Start of DATA SECTION

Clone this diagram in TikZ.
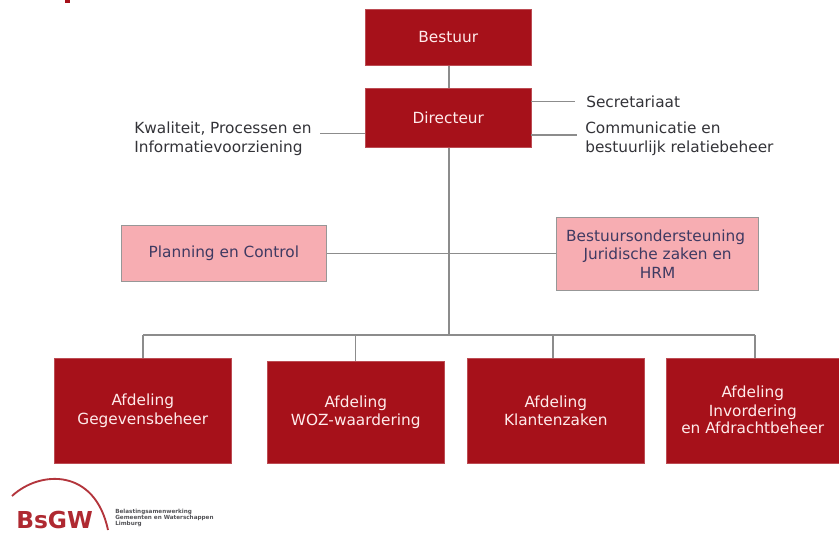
\documentclass[tikz,border=0pt]{standalone}
\usepackage{fontspec}
\setmainfont{DejaVu Sans}
\definecolor{bsred}{HTML}{A6111A}
\definecolor{bspink}{HTML}{F7ADB2}
\definecolor{bsline}{HTML}{8C8C8C}
\definecolor{bstext}{HTML}{333338}
\definecolor{bspinktext}{HTML}{3F3A62}
\tikzset{
  x=0.75pt,y=-0.75pt,
  redbox/.style={draw=bsred!75!white,line width=0.4pt,fill=bsred,text=white!92!red,align=center,anchor=north west,inner sep=0pt,font=\fontsize{11.5pt}{14pt}\selectfont},
  pinkbox/.style={draw=bsline!90!white,line width=0.9pt,fill=bspink,text=bspinktext,align=center,anchor=north west,inner sep=0pt,font=\fontsize{11.5pt}{14pt}\selectfont},
  lab/.style={text=bstext,align=left,anchor=west,inner sep=0pt,font=\fontsize{11.5pt}{14pt}\selectfont},
  conn/.style={draw=bsline,line width=1pt},
  connb/.style={draw=bsline,line width=1.3pt},
}
\newcommand{\bx}[6]{\node[#1,minimum width=#4*0.75pt,minimum height=#5*0.75pt] (#2) at (#3) {#6};}
\newcommand{\dn}[1]{\raisebox{-1.3pt}{#1}}
\begin{document}
\begin{tikzpicture}
\useasboundingbox (0,0) rectangle (839,533);
\coordinate (jt) at (449,335);
\coordinate (jl) at (143,335);
\coordinate (jr) at (755,335);
\coordinate (jk2) at (553,335);
\coordinate (jk3) at (553,358);
\coordinate (js) at (531,101.5);
\coordinate (jse) at (575,101.5);
\coordinate (jc) at (531,135);
\coordinate (jce) at (577,135);
\coordinate (jk) at (365,133.5);
\coordinate (jke) at (320,133.5);

\bx{redbox}{bestuur}{365,9}{166}{56}{\raisebox{0.6pt}{Bestuur}}
\bx{redbox}{directeur}{365,88}{166}{59}{Directeur}
\bx{pinkbox}{planning}{120.5,225}{205.5}{56}{Planning en Control}
\bx{pinkbox}{onder}{556,217}{202}{73}{\hspace*{-3pt}Bestuursondersteuning\\Juridische zaken en\\HRM}
\bx{redbox}{gegevens}{54,358}{177}{105}{\dn{Afdeling}\\\dn{Gegevensbeheer}}
\bx{redbox}{woz}{267,361}{177}{102}{Afdeling\\WOZ-waardering}
\bx{redbox}{klanten}{467,358}{177}{105}{\dn{Afdeling}\\\dn{Klantenzaken}}
\bx{redbox}{invord}{666,358}{173}{105}{Afdeling\\Invordering\\\raisebox{1pt}{en Afdrachtbeheer}}

\draw[connb] (bestuur.south -| jt) -- (directeur.north -| jt);
\draw[connb] (directeur.south -| jt) -- (jt);
\draw[conn] (js) -- (jse);
\draw[conn] (jc) -- (jce);
\draw[conn] (jk) -- (jke);
\draw[conn] (planning.east) -- (onder.west |- planning.east);
\draw[conn] (jl) -- (jr);
\draw[conn] (jl) -- (jl |- gegevens.north);
\draw[conn] (woz.north) -- (woz.north |- jt);
\draw[conn] (jk3) -- (jk2);
\draw[conn] (jr) -- (jr |- invord.north);

\node[lab] (secr) at (586,102) {Secretariaat};
\node[lab] (comm) at (585,139) {Communicatie en\\bestuurlijk relatiebeheer};
\node[lab] (kwal) at (134,139) {Kwaliteit, Processen en\\Informatievoorziening};

\fill[bsred] (65,0) rectangle (70,3);
\draw[bsred!85!white,line width=1.4pt] (12,496) .. controls (40,470) and (95,468) .. (108,530);
\node[anchor=west,inner sep=0pt,text=bsred!90!white,font=\fontsize{17.5pt}{18pt}\selectfont\bfseries] (bsgw) at (16,520) {BsGW};
\node[anchor=west,align=left,inner sep=0pt,text=bstext!85!white,font=\fontsize{4.25pt}{4.6pt}\selectfont\bfseries] (bsl) at (115,518) {Belastingsamenwerking\\Gemeenten en Waterschappen\\Limburg};
\end{tikzpicture}
\end{document}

End of DATA SECTION

Transcribe the listing in full. Omit the pictures and keep every line exact.

Clone this diagram in TikZ.
\documentclass[tikz,border=0pt]{standalone}
\usepackage{fontspec}
\setmainfont{DejaVu Sans}
\definecolor{bsred}{HTML}{A6111A}
\definecolor{bspink}{HTML}{F7ADB2}
\definecolor{bsline}{HTML}{8C8C8C}
\definecolor{bstext}{HTML}{333338}
\definecolor{bspinktext}{HTML}{3F3A62}
\tikzset{
  x=0.75pt,y=-0.75pt,
  redbox/.style={draw=bsred!75!white,line width=0.4pt,fill=bsred,text=white!92!red,align=center,anchor=north west,inner sep=0pt,font=\fontsize{11.5pt}{14pt}\selectfont},
  pinkbox/.style={draw=bsline!90!white,line width=0.9pt,fill=bspink,text=bspinktext,align=center,anchor=north west,inner sep=0pt,font=\fontsize{11.5pt}{14pt}\selectfont},
  lab/.style={text=bstext,align=left,anchor=west,inner sep=0pt,font=\fontsize{11.5pt}{14pt}\selectfont},
  conn/.style={draw=bsline,line width=1pt},
  connb/.style={draw=bsline,line width=1.3pt},
}
\newcommand{\bx}[6]{\node[#1,minimum width=#4*0.75pt,minimum height=#5*0.75pt] (#2) at (#3) {#6};}
\newcommand{\dn}[1]{\raisebox{-1.3pt}{#1}}
\begin{document}
\begin{tikzpicture}
\useasboundingbox (0,0) rectangle (839,533);
\coordinate (jt) at (449,335);
\coordinate (jl) at (143,335);
\coordinate (jr) at (755,335);
\coordinate (jk2) at (553,335);
\coordinate (jk3) at (553,358);
\coordinate (js) at (531,101.5);
\coordinate (jse) at (575,101.5);
\coordinate (jc) at (531,135);
\coordinate (jce) at (577,135);
\coordinate (jk) at (365,133.5);
\coordinate (jke) at (320,133.5);

\bx{redbox}{bestuur}{365,9}{166}{56}{\raisebox{0.6pt}{Bestuur}}
\bx{redbox}{directeur}{365,88}{166}{59}{Directeur}
\bx{pinkbox}{planning}{120.5,225}{205.5}{56}{Planning en Control}
\bx{pinkbox}{onder}{556,217}{202}{73}{\hspace*{-3pt}Bestuursondersteuning\\Juridische zaken en\\HRM}
\bx{redbox}{gegevens}{54,358}{177}{105}{\dn{Afdeling}\\\dn{Gegevensbeheer}}
\bx{redbox}{woz}{267,361}{177}{102}{Afdeling\\WOZ-waardering}
\bx{redbox}{klanten}{467,358}{177}{105}{\dn{Afdeling}\\\dn{Klantenzaken}}
\bx{redbox}{invord}{666,358}{173}{105}{Afdeling\\Invordering\\\raisebox{1pt}{en Afdrachtbeheer}}

\draw[connb] (bestuur.south -| jt) -- (directeur.north -| jt);
\draw[connb] (directeur.south -| jt) -- (jt);
\draw[conn] (js) -- (jse);
\draw[conn] (jc) -- (jce);
\draw[conn] (jk) -- (jke);
\draw[conn] (planning.east) -- (onder.west |- planning.east);
\draw[conn] (jl) -- (jr);
\draw[conn] (jl) -- (jl |- gegevens.north);
\draw[conn] (woz.north) -- (woz.north |- jt);
\draw[conn] (jk3) -- (jk2);
\draw[conn] (jr) -- (jr |- invord.north);

\node[lab] (secr) at (586,102) {Secretariaat};
\node[lab] (comm) at (585,139) {Communicatie en\\bestuurlijk relatiebeheer};
\node[lab] (kwal) at (134,139) {Kwaliteit, Processen en\\Informatievoorziening};

\fill[bsred] (65,0) rectangle (70,3);
\draw[bsred!85!white,line width=1.4pt] (12,496) .. controls (40,470) and (95,468) .. (108,530);
\node[anchor=west,inner sep=0pt,text=bsred!90!white,font=\fontsize{17.5pt}{18pt}\selectfont\bfseries] (bsgw) at (16,520) {BsGW};
\node[anchor=west,align=left,inner sep=0pt,text=bstext!85!white,font=\fontsize{4.25pt}{4.6pt}\selectfont\bfseries] (bsl) at (115,518) {Belastingsamenwerking\\Gemeenten en Waterschappen\\Limburg};
\end{tikzpicture}
\end{document}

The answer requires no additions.